For people who stop estrogen therapy, facial and body hair tends to return, breast tissue may reduce somewhat but does not fully disappear, and fat redistribution gradually reverses. The timeline for most hormonal changes runs roughly six months to a year, though individual variation is significant.
Surgical reversal is possible in some cases but limited. Procedures like mastectomy, breast augmentation, and some genital reconstructions can be partially reversed, though the results differ from the original anatomy. One study documented 10 of 14 patients with surgical regret undergoing various reversal procedures, including mastectomies, phalloplasties, and removal of implants. These surgeries are complex and not widely available.

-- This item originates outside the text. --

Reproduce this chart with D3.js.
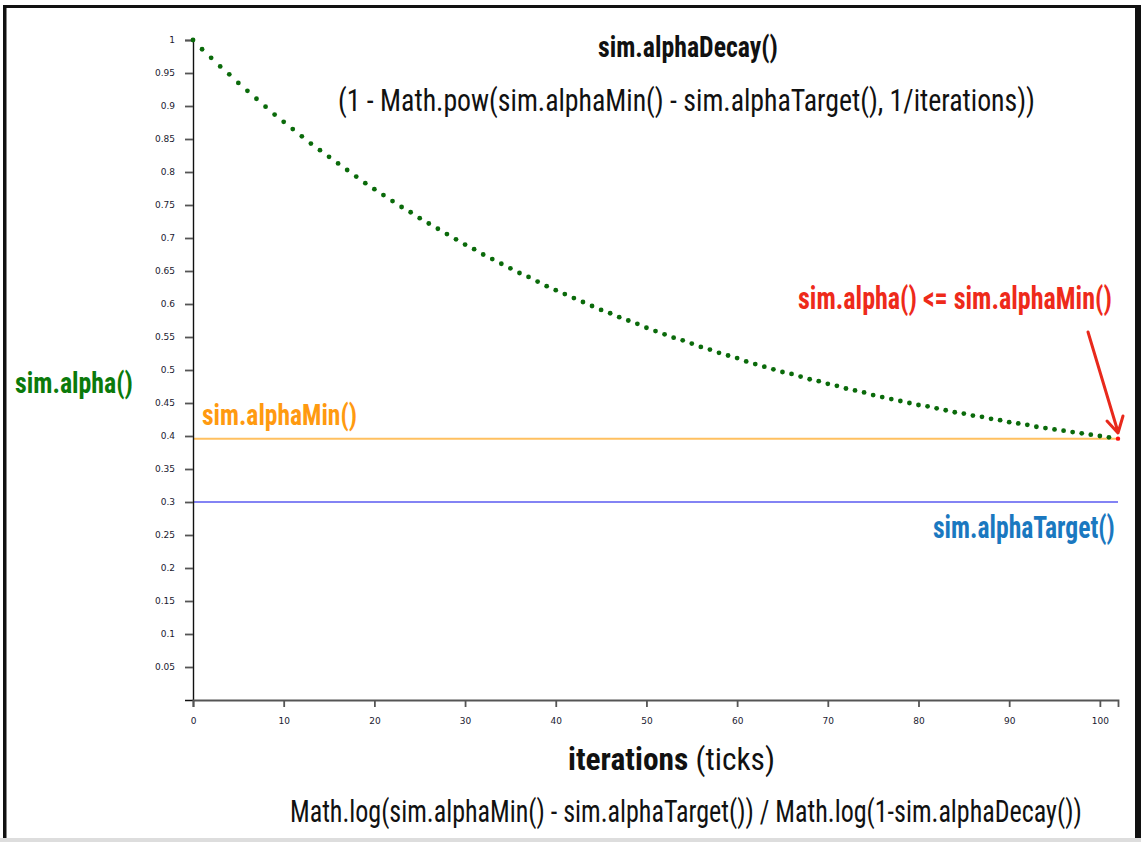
<!DOCTYPE html>
<html><head><meta charset="utf-8">
<script src="https://cdn.jsdelivr.net/npm/d3@7"></script>
<style>body{margin:0;background:#fff}</style>
</head><body><svg id="c" width="1141" height="842"></svg>
<script>
// ---- data ----
const alphaValues = [1.000,0.986,0.973,0.960,0.948,0.935,0.923,0.911,0.899,0.887,0.876,0.865,0.854,0.843,0.833,0.823,0.813,0.803,0.793,0.783,0.774,0.765,0.756,0.747,0.739,0.730,0.722,0.714,0.706,0.698,0.690,0.683,0.675,0.668,0.661,0.654,0.647,0.641,0.634,0.627,0.621,0.615,0.609,0.603,0.597,0.591,0.586,0.580,0.575,0.570,0.564,0.559,0.554,0.549,0.545,0.540,0.535,0.531,0.526,0.522,0.518,0.513,0.509,0.505,0.501,0.497,0.494,0.490,0.486,0.483,0.479,0.476,0.472,0.469,0.466,0.462,0.459,0.456,0.453,0.450,0.447,0.445,0.442,0.439,0.436,0.434,0.431,0.429,0.426,0.424,0.421,0.419,0.417,0.414,0.412,0.410,0.408,0.406,0.404,0.402,0.400,0.398,0.396];
const iterations = alphaValues.map((_, i) => i);
const alphaMin = 0.396;
const alphaTarget = 0.3;
const xMax = 102;
const xTicks = [0,10,20,30,40,50,60,70,80,90,100];
const yTicks = [0.05,0.1,0.15,0.2,0.25,0.3,0.35,0.4,0.45,0.5,0.55,0.6,0.65,0.7,0.75,0.8,0.85,0.9,0.95,1];

const svg = d3.select("#c");
const FONT = "'Liberation Sans Narrow','Roboto Condensed','DejaVu Sans Condensed',Roboto,'Noto Sans',sans-serif";

// frame
svg.append("rect").attr("x",0).attr("y",0).attr("width",1141).attr("height",842).attr("fill","#fff");
svg.append("rect").attr("x",3).attr("y",5).attr("width",3.5).attr("height",833).attr("fill","#111");
svg.append("rect").attr("x",3).attr("y",5).attr("width",1138).attr("height",3).attr("fill","#111");
svg.append("rect").attr("x",1135).attr("y",5).attr("width",6).attr("height",833).attr("fill","#111");
svg.append("rect").attr("x",0).attr("y",838).attr("width",1141).attr("height",4).attr("fill","#ddd");

const x = d3.scaleLinear().domain([0, xMax]).range([193, 1118]);
const y = d3.scaleLinear().domain([0, 1]).range([700, 40]);

// reference lines
svg.append("line").attr("x1",x(0)).attr("x2",x(xMax)).attr("y1",y(alphaMin)).attr("y2",y(alphaMin))
  .attr("stroke","#ffc060").attr("stroke-width",2);
svg.append("line").attr("x1",x(0)).attr("x2",x(xMax)).attr("y1",y(alphaTarget)).attr("y2",y(alphaTarget))
  .attr("stroke","#5a5af0").attr("stroke-width",1.5);

// axes
const yAxis = svg.append("g").attr("transform","translate(193,0)")
  .call(d3.axisLeft(y).tickValues(yTicks).tickSize(8).tickSizeOuter(8).tickPadding(10)
    .tickFormat(d => String(+d.toFixed(2))));
const xAxis = svg.append("g").attr("transform","translate(0,700)")
  .call(d3.axisBottom(x).tickValues(xTicks).tickSize(7).tickSizeOuter(7).tickPadding(11));
[yAxis, xAxis].forEach(g => {
  g.selectAll("text").attr("font-family","'DejaVu Sans',Verdana,sans-serif").attr("font-size",9).attr("fill","#1a1a30");
  g.selectAll(".tick line").attr("stroke","#555").attr("stroke-width",1.8);
});
yAxis.select(".domain").attr("stroke","#111").attr("stroke-width",1.4);
xAxis.select(".domain").attr("stroke","#555").attr("stroke-width",1.8);

// dots
svg.append("g").selectAll("circle").data(iterations).join("circle")
  .attr("cx", i => x(i)).attr("cy", i => y(alphaValues[i]))
  .attr("r", i => i === iterations.length - 1 ? 2.2 : 2.4)
  .attr("fill", i => i === iterations.length - 1 ? "#ff1010" : "#0a6a0a");

// texts: drawn at natural width, then squeezed horizontally to the reference width
function fit(t, xs, ys, len) {
  t.attr("x", 0).attr("y", 0);
  const w = t.node().getComputedTextLength() || len;
  t.attr("transform", `translate(${xs},${ys}) scale(${len / w},1)`);
  return t;
}
function label(str, xs, ys, size, weight, color, len) {
  const t = svg.append("text").attr("font-family", FONT)
    .attr("font-size", size).attr("font-weight", weight).attr("fill", color).text(str);
  return fit(t, xs, ys, len);
}
label("sim.alphaDecay()", 598, 57, 30, "bold", "#111", 180);
label("(1 - Math.pow(sim.alphaMin() - sim.alphaTarget(), 1/iterations))", 338, 111, 32, "normal", "#111", 697);
label("sim.alpha()", 15, 393, 30, "bold", "#0b7a0b", 118);
label("sim.alphaMin()", 202, 425, 30, "bold", "#ff9a10", 155);
label("sim.alphaTarget()", 933, 538, 31, "bold", "#1a78c0", 182);
label("sim.alpha() <= sim.alphaMin()", 798, 309, 31, "bold", "#ee2a1a", 314);

const it = svg.append("text").attr("font-family",FONT).attr("font-size",31).attr("fill","#111");
it.append("tspan").attr("font-weight","bold").text("iterations");
it.append("tspan").text(" (ticks)");
fit(it, 568, 770, 207);
label("Math.log(sim.alphaMin() - sim.alphaTarget()) / Math.log(1-sim.alphaDecay())", 290, 822, 31, "normal", "#111", 792);

// arrow
svg.append("path").attr("d","M1088,332 L1118,432 M1107,421 L1118,433 L1123,416")
  .attr("fill","none").attr("stroke","#e8291c").attr("stroke-width",3).attr("stroke-linecap","round").attr("stroke-linejoin","round");
</script></body></html>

The Gap in Medical Support
One of the most consistent findings across detransition research is that people going through it often do so without adequate medical guidance. Many disengage from healthcare entirely at the very moment they need it most, during a period marked by hormonal shifts, mood changes, worsened dysphoria, and uncertainty about the path ahead.

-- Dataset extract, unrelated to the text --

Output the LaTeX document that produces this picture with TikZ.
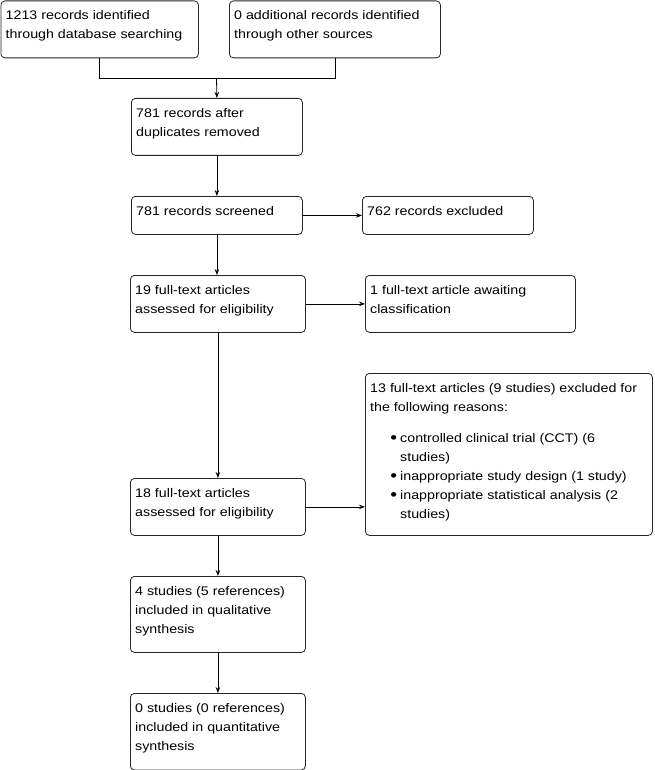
\documentclass[tikz,border=0pt]{standalone}
\usepackage{fontspec}
\setmainfont{Liberation Sans}[FakeStretch=1.14]
\usetikzlibrary{arrows.meta}
\tikzset{
  box/.style={draw=black!85, line width=0.8pt, rounded corners=4pt, anchor=north west, inner sep=0pt},
  txt/.style={anchor=north west, inner sep=0pt, align=left, font=\fontsize{12.5}{19}\selectfont},
  conn/.style={line width=0.8pt},
  arr/.style={conn, -{Stealth[length=6pt,width=4.5pt]}}
}
\newcommand{\bx}[6]{% name, x, y, w, h, text
  \node[box, minimum width=#4pt, minimum height=#5pt] (#1) at (#2pt,-#3pt) {};
  \node[txt] (#1t) at ([shift={(5pt,-5.7pt)}]#1.north west) {\strut #6};
}
\newcommand{\itm}{\hspace*{30pt}\llap{\raisebox{-1pt}{\fontsize{17}{17}\selectfont\textbullet}\hspace{3pt}}}
\newcommand{\ind}{\hspace*{30pt}}
\begin{document}
\begin{tikzpicture}
\useasboundingbox (0,0) rectangle (654pt,-770pt);
\bx{a}{0.5}{0.5}{197.5}{57}{1213 records identified\\through database searching}
\bx{b}{229}{0.5}{211}{57}{0 additional records identified\\through other sources}
\bx{c}{131}{98}{171}{57}{781 records after\\duplicates removed}
\bx{d}{131}{196}{171}{38}{781 records screened}
\bx{e}{362}{196}{171}{38}{762 records excluded}
\bx{f}{130}{275}{175}{57}{19 full-text articles\\assessed for eligibility}
\bx{g}{365}{275}{210}{57}{1 full-text article awaiting\\classification}
\bx{h}{365}{373}{287}{162}{13 full-text articles (9 studies) excluded for\\the following reasons:\\[12pt]%
\itm controlled clinical trial (CCT) (6\\
\ind studies)\\
\itm inappropriate study design (1 study)\\
\itm inappropriate statistical analysis (2\\
\ind studies)}
\bx{i}{130}{478}{175}{57}{18 full-text articles\\assessed for eligibility}
\bx{j}{130}{576}{175}{76}{4 studies (5 references)\\included in qualitative\\synthesis}
\bx{k}{130}{693}{175}{76.5}{0 studies (0 references)\\included in quantitative\\synthesis}
\coordinate (m) at (216.5pt,-78pt);
\draw[conn] (a.south) -- (a.south |- m) -- (b.south |- m) -- (b.south);
\draw[arr] (m) -- (c.north);
\draw[arr] (c.south) -- (d.north);
\draw[arr] (d.east) -- (e.west);
\draw[arr] (d.south) -- (d.south |- f.north);
\draw[arr] (f.east) -- (g.west);
\draw[arr] (f.south) -- (i.north);
\draw[arr] (i.east) -- (i.east -| h.west);
\draw[arr] (i.south) -- (j.north);
\draw[arr] (j.south) -- (k.north);
\end{tikzpicture}
\end{document}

Several study participants described relying on other detransitioned people, often found through social media, for basic information about what to expect when stopping hormones. One person recounted learning from a YouTube creator what physical symptoms to anticipate after their last dose of testosterone, because no clinician had discussed it with them. “I have no idea what’s going to happen,” they recalled thinking. “I’m just not going to do it anymore.”
Current clinical guidelines from the World Professional Association for Transgender Health recommend that healthcare providers use a comprehensive, multidisciplinary approach when working with someone who wants to detransition, particularly if permanent physical changes are involved. The guidelines emphasize understanding the motivations behind both the original transition and the decision to reverse course, and they stress that clinicians should actively support patients through feelings of failure, shame, depression, or guilt. They also note the importance of exploring social transition as part of the process before pursuing further physical changes.
In practice, though, clinical guidance remains limited. Much of it is based on individual case studies and expert opinion rather than large trials, and many people report that their providers simply did not know how to help them.
Detransition, Retransition, and Identity
Detransitioning is not always a final destination. Some people detransition temporarily and later retransition, restarting the process they had paused. In survey data, many participants who had detransitioned were living as transgender at the time they responded, suggesting their detransition was a chapter rather than an endpoint.
Researchers distinguish between detransition “with identity desistance,” where a person no longer identifies as transgender, and detransition driven by circumstances, where the person’s internal sense of gender has not changed but external realities forced a reversal. These are fundamentally different experiences that get collapsed under a single word, which is part of why conversations about detransitioning can be so contentious.
The UK clinic study also identified factors independently associated with detransitioning, including coexisting neurodevelopmental conditions, adverse childhood experiences, substance use during treatment, and mental health concerns during treatment. These findings suggest that people with more complex backgrounds may benefit from more thorough support throughout the entire process, both during transition and if they later reconsider.